Whale oil is actually a liquid wax and not a true oil at all. It flows readily, is transparent and ranges in color from a bright honey yellow to a dark brown. The color depended on the condition of the blubber from which it had been extracted. Stearin to make candles and spermaceti could be separated from whale oil at low temperatures. At under 0°C these components could be almost completely crystallized & filtered out. When removed and pressed, this compound is known as whale tallow. The oil from which it is removed is known as pressed whale oil. However it was sometimes passed off as sperm oil. The number one use of whale oil was as fuel for lamps and as candle wax. It was the first oil of any kind to be commercially viable because it could be obtained in mass quantity and was in highest demand do to its unique qualities. No household could produce this fuel from its livestock. That is what made whale oil become an enormous world wide industry. Before whale oil, most households refined sheep or beef tallow for lamp fuel with some fish oil being used but fish oil was smelly and dirty to burn although sometimes it was burned in lamps.

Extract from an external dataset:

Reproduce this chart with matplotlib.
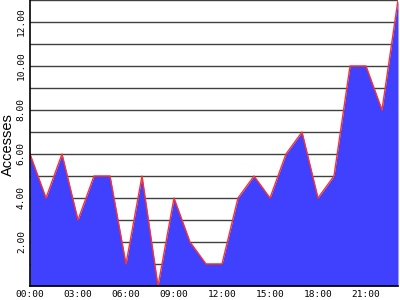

The method of hunting used by the American, British and Dutch whaling fleets was to pursue a whale once sighted and then have the ship launch small boats rowed by teams of men to do the harpooning. Obviously it was a very dangerous task for those in the small boat. A harpoon attached to a heavy rope would be thrust deep into a whale. When the whale was killed it would be towed to the ship and tied alongside. A ugly and dirty process, called "cutting in," would then begin. The whale’s skin and blubber would be peeled off in long strips at this time and boiled down to make whale oil on board the sailing ship. These ships basically had to process the whale while still at sea, no easy feat on a wooden ship. The faster it was rendered the higher the quality of the oil obtained.
In the 1700s, American colonists began developing their own whale fishery. Islanders from Nantucket, who had taken to whaling because their soil was too poor for farming, killed their first sperm whale in 1712. By the early 1800s, whaling ships from New England were setting out frequently on very long voyages as far away as the Pacific Ocean in search of sperm whales. Some of these voyages could last for years and be very difficult on those involved in the pursuit of whales. Many sailors died during these long journeys.
Many seaports in New England were part of the whaling industry. New Bedford, Massachusetts however was the town that became known as the world’s center of whaling. Of the more than 700 whaling ships sailing in the 1840s more than 400 called New Bedford their home port! Many Wealthy whaling captains built large houses in the best neighborhoods of New Bedford. The town was known as "The City that Lit the World." These whalemen were the first oil barons of the New World.